Bangkok — Myanmar's military junta escalated its campaign of violence on multiple fronts in the past 48 hours, burning a village and monastery in Chin State, triggering armed clashes along a massive reinforcement convoy route to Kachin State, and drawing fresh condemnation after a report revealed 114 women have been detained for exercising free expression online since the 2021 coup.
The junta soldiers and allied Pyusawhti militia entered Htinchaung Village in Mindat Township, Chin State, on Saturday, 30 May 2026, burning down homes and a monastery.

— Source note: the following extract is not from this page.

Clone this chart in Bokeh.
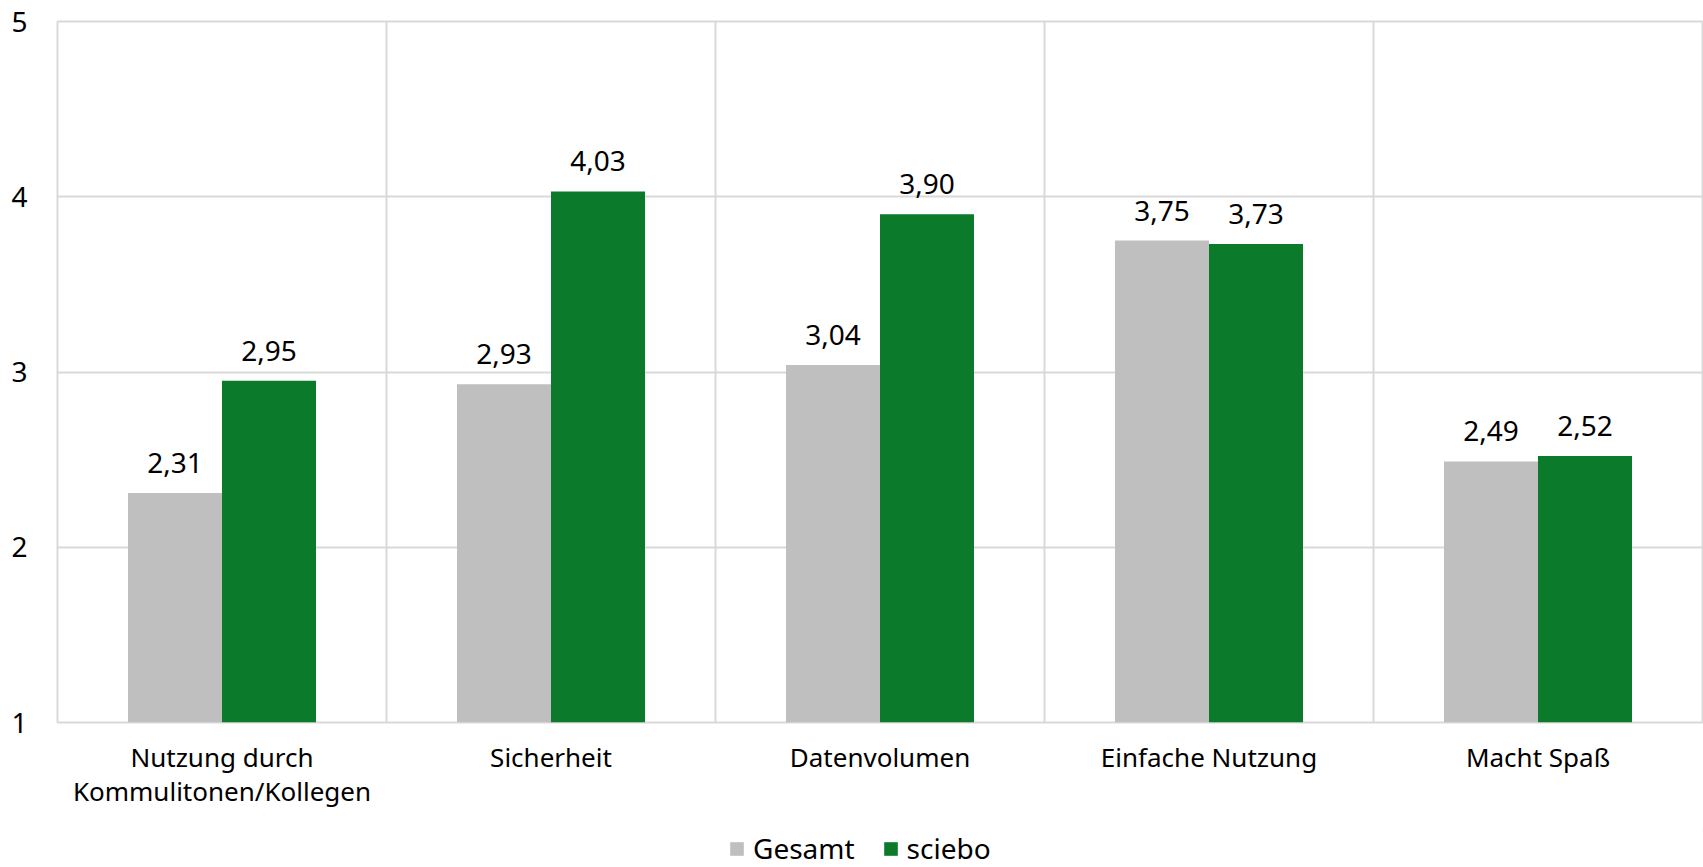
from bokeh.plotting import figure
from bokeh.layouts import column
from bokeh.models import FixedTicker, ColumnDataSource, Legend, LegendItem
from bokeh.core.properties import value
from bokeh.embed import file_html
from bokeh.resources import INLINE

categories = ["Nutzung durch\nKommulitonen/Kollegen", "Sicherheit", "Datenvolumen",
              "Einfache Nutzung", "Macht Spaß"]
gesamt = [2.31, 2.93, 3.04, 3.75, 2.49]
sciebo = [2.95, 4.03, 3.90, 3.73, 2.52]
series_names = ["Gesamt", "sciebo"]
colors = ["#bfbfbf", "#0b7a2a"]
y_ticks = [1, 2, 3, 4, 5]

FONT = "Noto Sans"
FS = "26px"
FS_NUM = "28px"
BAR_W = 0.2857
GRID = "#d9d9d9"

n = len(categories)
centers = [i + 0.5 for i in range(n)]

p = figure(width=1703, height=830, x_range=(0, n), y_range=(1, 5),
           output_backend="svg", toolbar_location=None,
           min_border_left=57, min_border_top=21, min_border_right=1, min_border_bottom=108)
p.background_fill_color = "white"
p.border_fill_color = "white"
p.outline_line_color = GRID
p.outline_line_width = 2

for k, (vals, col) in enumerate(zip([gesamt, sciebo], colors)):
    off = (k - 0.5) * BAR_W
    src = ColumnDataSource(dict(x=[c + off for c in centers], top=vals,
                                lbl=[f"{v:.2f}".replace(".", ",") for v in vals]))
    p.vbar(x="x", top="top", bottom=1, width=BAR_W, source=src,
           fill_color=col, line_color=None)
    p.text(x="x", y="top", text="lbl", source=src, text_align="center",
           text_baseline="alphabetic", y_offset=-30, text_font=value(FONT),
           text_font_size=value(FS_NUM), text_color="#000000")

# axes
p.xaxis.ticker = FixedTicker(ticks=centers)
p.xaxis.major_label_overrides = {c: lab for c, lab in zip(centers, categories)}
p.xaxis.axis_line_color = None
p.xaxis.major_tick_line_color = None
p.xaxis.minor_tick_line_color = None
p.xaxis.major_label_standoff = 10
p.xaxis.major_label_text_font = FONT
p.xaxis.major_label_text_font_size = FS
p.xaxis.major_label_text_line_height = 0.95
p.xaxis.major_label_text_color = "#000000"

p.yaxis.ticker = FixedTicker(ticks=y_ticks)
p.yaxis.axis_line_color = None
p.yaxis.major_tick_line_color = None
p.yaxis.minor_tick_line_color = None
p.yaxis.major_label_standoff = 24
p.yaxis.major_label_text_font = FONT
p.yaxis.major_label_text_font_size = FS_NUM
p.yaxis.major_label_text_color = "#000000"

p.ygrid.ticker = FixedTicker(ticks=y_ticks)
p.ygrid.grid_line_color = GRID
p.ygrid.grid_line_width = 2
p.xgrid.ticker = FixedTicker(ticks=list(range(n + 1)))
p.xgrid.grid_line_color = GRID
p.xgrid.grid_line_width = 2

# legend strip below the chart
lf = figure(width=1703, height=37, x_range=(0, 1), y_range=(0, 1),
            output_backend="svg", toolbar_location=None,
            min_border=0, min_border_left=0, min_border_right=0,
            min_border_top=0, min_border_bottom=0)
lf.axis.visible = False
lf.grid.visible = False
lf.outline_line_color = None
lf.border_fill_color = "white"
items = []
for nm, col in zip(series_names, colors):
    r = lf.vbar(x=[5], top=[5], bottom=[4], width=0.1, fill_color=col, line_color=None)
    items.append(LegendItem(label=nm, renderers=[r]))
legend = Legend(items=items, orientation="horizontal", location=(671, 0),
                label_text_font=FONT, label_text_font_size="28px", label_text_color="#000000",
                glyph_width=17, glyph_height=17, label_standoff=8, spacing=27,
                border_line_color=None, background_fill_alpha=0, padding=0, margin=0)
lf.add_layout(legend)

layout = column(p, lf, spacing=0)
open("out.html", "w").write(file_html(layout, INLINE))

The village, located about ten miles south of Mindat Town, was left in ruins. Regime soldiers and militia members remain deployed in the village, at a nearby bridge, at crossroads connecting surrounding villages, and on a hill overlooking the area.
The assault followed a coordinated troop movement the previous day, when junta reconnaissance units departed from Artillery Battalion 368 in Kyaukhtu Town, Saw Township, Magway Region, and advanced into forests along the border between Mindat and Yaw townships.
A separate junta column of around 300 troops, which had been moving south from Kyaukhtu, reached Kanchaung and Kyauksit villages in Saw Township.
Salai Yaw Man, spokesperson for the Chin People's Army (CPA), had previously warned that the junta's ground offensive in the Chin Mountains was intensifying with fresh munitions and artillery channeled through domestic arms factories in neighboring Magway Region, according to Democratic Voice of Burma.
On the country's northern front, a junta convoy that originated from Mandalay and arrived in Kachin State's capital Myitkyina on Sunday, 31 May 2026, clashed with local resistance forces along its route, triggering multiple skirmishes.
The convoy consisted of around 300 vehicles — including two armored combat vehicles — and departed Mandalay on 22 May. It was the second such large convoy the junta has sent to reinforce its troops in Kachin State.
The Myitkyina–Mandalay Road has reopened, but clashes continue around Katha, Indaw, Maw Luu, and Namseeawng — towns along the Sagaing–Kachin border — and security remains highly uncertain, according to drivers operating along the route. In May, around 500 vehicles and 1,000 travelers were stranded near Katha Town due to fighting.